This is kind of a nutso time for trying to follow the news, we get it. Every day, Donald Trump is either threatening to tweet us into nuclear Armageddon or arresting and deporting more people; the mayor and the governor are squabbling over who’s not going to fix the irrevocably broken subways and the irrevocably broken housing market; and there have probably been another five sexual harassment revelations just since you began reading this sentence. So if you’ve chosen to ignore the tax bill currently moving through Congress as just one more thing than you can possibly take — and one that involves a lot of math to boot — that’s entirely understandable.
It’s also a really bad idea, because the Republican tax plan — really two plans, one passed by the House, the other possibly getting voted on by the Senate today — promises to be one of the largest redistributions of money in U.S. history. If you have kids, if you live in a high-tax state like New York, if you deduct things on your tax return, if you get too cold, it will affect you and your children and your children’s children in ways that only the Joint Committee on Taxation knows for sure.
So because it’s important, and because we know you need to save brain space for who the layabout aristocracy is marrying, we’re presenting some of the lowlights to you, in a simple question-and-answer format:
What will the tax bill mean for me, personally?
That all depends on who you are:
Is there anything good in the tax bill for normal people?

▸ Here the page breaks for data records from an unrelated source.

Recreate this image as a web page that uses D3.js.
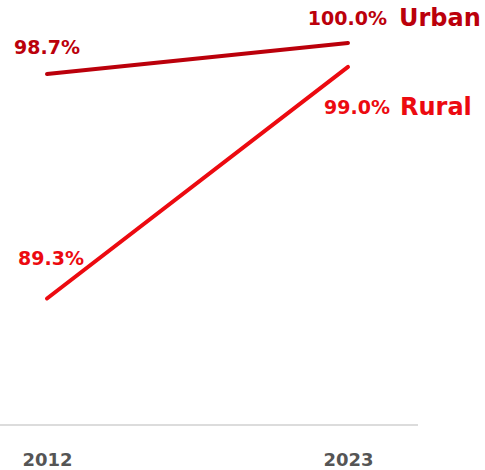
<!DOCTYPE html>
<html>
<head>
<meta charset="utf-8">
<script src="https://cdn.jsdelivr.net/npm/d3@7"></script>
<style>
  html, body { margin: 0; padding: 0; background: #fff; }
  svg { display: block; }
  text { font-family: "DejaVu Sans", "Noto Sans", sans-serif; }
</style>
</head>
<body>
<div id="chart"></div>
<script>
// Access rate (%) by area type, 2012 vs 2023
const years = ["2012", "2023"];
const seriesNames = ["Urban", "Rural"];
const urbanValues = [98.7, 100.0];
const ruralValues = [89.3, 99.0];
const seriesColors = ["#bb000b", "#ec0a10"];

const width = 485, height = 470;

const svg = d3.select("#chart").append("svg")
  .attr("width", width)
  .attr("height", height);

const x = d3.scalePoint().domain(years).range([47, 348]);
const y = d3.scaleLinear().domain([84, 100]).range([425, 43]);

// baseline axis
const axisG = svg.append("g")
  .attr("transform", `translate(0,${y(84)})`)
  .call(d3.axisBottom(x).tickSize(0).tickPadding(0));
axisG.select(".domain").remove();
axisG.append("line")
  .attr("x1", 0).attr("x2", 418)
  .attr("y1", 0).attr("y2", 0)
  .attr("stroke", "#dcdcdc").attr("stroke-width", 2);
axisG.selectAll(".tick text")
  .attr("y", 41)
  .attr("dy", 0)
  .attr("fill", "#555")
  .style("font-size", "18px")
  .style("font-weight", "700")
  .style("font-family", "'DejaVu Sans', sans-serif");

const series = [
  { name: seriesNames[0], values: urbanValues, color: seriesColors[0],
    startDx: 0, startDy: -20, endRight: 387, nameLeft: 399, endDy: -18 },
  { name: seriesNames[1], values: ruralValues, color: seriesColors[1],
    startDx: 4, startDy: -33, endRight: 390, nameLeft: 400, endDy: 47 }
];

const line = d3.line()
  .x((d, i) => x(years[i]))
  .y(d => y(d));

series.forEach(s => {
  svg.append("path")
    .datum(s.values)
    .attr("d", line)
    .attr("fill", "none")
    .attr("stroke", s.color)
    .attr("stroke-width", 4)
    .attr("stroke-linecap", "round");

  // start value label
  svg.append("text")
    .attr("x", x(years[0]) + s.startDx)
    .attr("y", y(s.values[0]) + s.startDy)
    .attr("text-anchor", "middle")
    .attr("fill", s.color)
    .style("font-size", "19px")
    .style("font-weight", "700")
    .text(s.values[0].toFixed(1) + "%");

  // end value label + series name
  svg.append("text")
    .attr("x", s.endRight)
    .attr("y", y(s.values[1]) + s.endDy)
    .attr("text-anchor", "end")
    .attr("fill", s.color)
    .style("font-size", "19px")
    .style("font-weight", "700")
    .text(s.values[1].toFixed(1) + "%");

  svg.append("text")
    .attr("x", s.nameLeft)
    .attr("y", y(s.values[1]) + s.endDy + 1)
    .attr("text-anchor", "start")
    .attr("fill", s.color)
    .style("font-size", "24px")
    .style("font-weight", "700")
    .text(s.name);
});
</script>
</body>
</html>
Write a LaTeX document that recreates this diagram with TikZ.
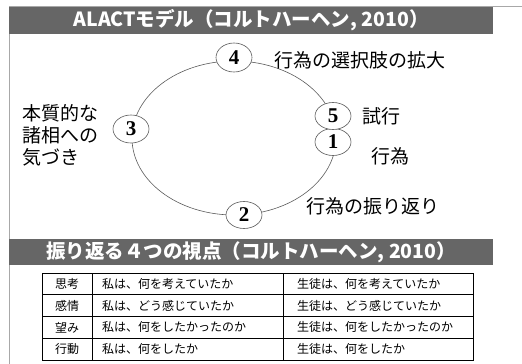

The House bill would eliminate the use of federally tax-exempt municipal bonds to fund private sports stadiums, which would mean New Yorkers would no longer be subsidizing sports venues in Milwaukee and Cincinnati. (The Brookings Institution has calculated that this has cost U.S. taxpayers nearly $4 billion since 2000.) A similar provision would prohibit tax-subsidized bonds from being used for private housing projects, which would hobble Mayor de Blasio’s plans to get private developers to build affordable housing, but maybe would force cities to build more public housing their own damn selves, so that’s a tougher call. Plus, of course, both of these could end up getting removed in negotiations to reconcile the eventual House and Senate bills, so don’t hold your breath too much.
Is this really going to happen? I got all worried about Obamacare repeal last summer, and then the Republicans tripped over their own feet and it never happened.
True, this Republican-led Congress has seemed uniquely incapable of getting any legislation enacted, which can lead to a false sense of security. And the tax bill is such a cornucopia of trash fires that even a lot of Republicans hate it for one reason or another. Last night the Senate leadership appeared ready to grab defeat from the jaws of victory when the Joint Committee on Taxation projected the bill, instead of paying for itself as Trump Treasury Secretary Steven Mnuchin had claimed, would increase the deficit by $1 trillion. This upset some Republicans who are upset by such things, and delayed a vote until today at the earliest. (Senate debate resumes at 10 a.m.)
That’s the thing, though: Almost none of the Republican objections to the bill are over the tax-the-poor-and-middle-class-to-give-tax-cuts-to-the-wealthy problems listed above, but rather about smaller concerns. Bob Corker (R-TN), Jeff Flake (R-AZ), James Lankford (R-OK), and Todd Young (R-IN) have all expressed reservations about increasing the deficit; Ron Johnson (R-WI) and Steve Daines (R-MT) want extra tax breaks for businesses whose owners report their profits on their individual tax returns (late update: Daines said this morning that he’s a yes vote); Susan Collins (R-ME) opposes undermining Obamacare. The Senate leadership is currently trying to find ways to reduce the deficit bloat, but that would almost certainly mean raising taxes in the future, which could make some current supporters of the bill switch sides. It only takes three Republican “no” votes to kill the bill, so pretty much anyone could play the spoiler role here.
Enough about political horse-trading! I am angry, and I have a pitchfork and a flaming torch! Where do I line up to protest?
Things have mostly been pretty quiet on the vengeful mob front: A bunch of religious leaders sent a sternly worded letter to Congress, and some of them got arrested yesterday for holding a pray-in inside the Senate Office Building. Graduate students, who would have to pay taxes on their tuition breaks they get in exchange for teaching courses under the House bill, staged walkouts the day before. There have been scattered additional protests in several cities, but most groups opposed to the bills — including the New York Times’ Twitter feed — are telling concerned citizens to call both their senators and swing votes from other states, which you can do here.
When a bill of this scale last came around in 1982, it sailed through — memorialized in The Onion’s retroactive headline, “Congress Allocates $300 Billion to Nation’s Rich.” If you’ve been looking around and thinking, “The U.S. economy would be doing so much better if only Ronald Reagan had given even more money to rich people,” then these are the bills for you; if not, you may want to get those dialing fingers ready.